With a name as strange and unfamiliar as its appearance, this surprisingly light and versatile vegetable has its roots in the cruciferous vegetable family, the same family as some of our household favorites such as broccoli and cabbage. Kohlrabi is a large bulbous steam vegetable with a mild and delicate mustard flavor and crisp texture similar to that of an apple.
Kohlrabi has made most of its claim to fame in Germany and other Eastern European cuisine but has a long culinary history in Asia as well. Here in America, this mysterious and mostly unknown vegetable has yet to make its mark on our dinner plates unlike a lot of its cousins such as kale and cauliflower.
Though unfamiliar, kohlrabi has many known benefits to make it a worthy component to anyone’s diet. Known as a cool season crop, this fast growing vegetable can tolerate light frosts in the garden as well as can withstand temperatures up to 85 degrees making it suitable for most temperaments and ready for harvest in the spring and fall. Not only is kohlrabi a great addition to the garden, it also supplies amazing nutritional and health benefits packed with essential vitamins and minerals.
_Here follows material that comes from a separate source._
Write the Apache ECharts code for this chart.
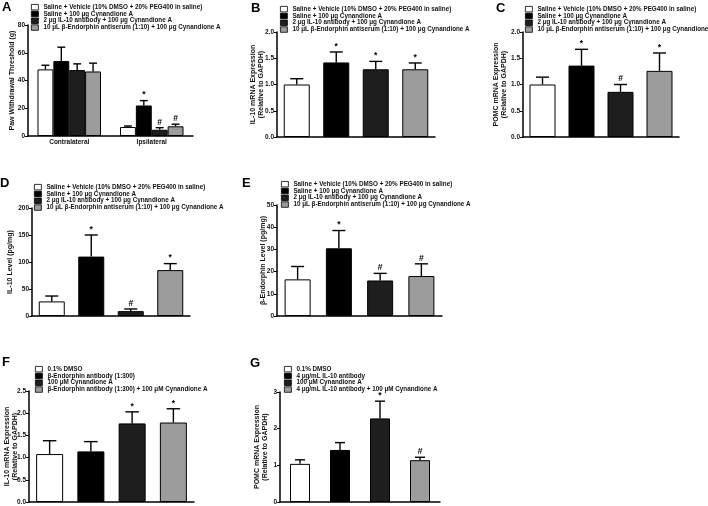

Just like other cruciferous vegetables, kohlrabi is high in dietary fiber which aides in digestive health and helps regulate blood sugar. It is also high in minerals such as potassium, copper and iron that are essential for proper nerve and muscle function, as well as contains anti-oxidant components that are protective against cancer.
At first this vegetable may look intimidating and hard to use, but when it’s outer covering is peeled off, it can be used in most cooking methods, as well as eaten raw. It can be baked, sautéed, broiled, used in stuffing, roasted and even grilled on a kabob. The leaves can be eaten too, used similarly to or in place of kale.
3 simple ways to enjoy kohlrabi:
- Eat raw with either shredded in a salad or alone chopped in big chucks lightly sprinkled in salt.
- Throw into a chunky vegetable soup, or pureed with potatoes, spices and cream.
- Enjoy as a hash patter or as a fitter shredded and mixed with an egg and flour and fried in a pan.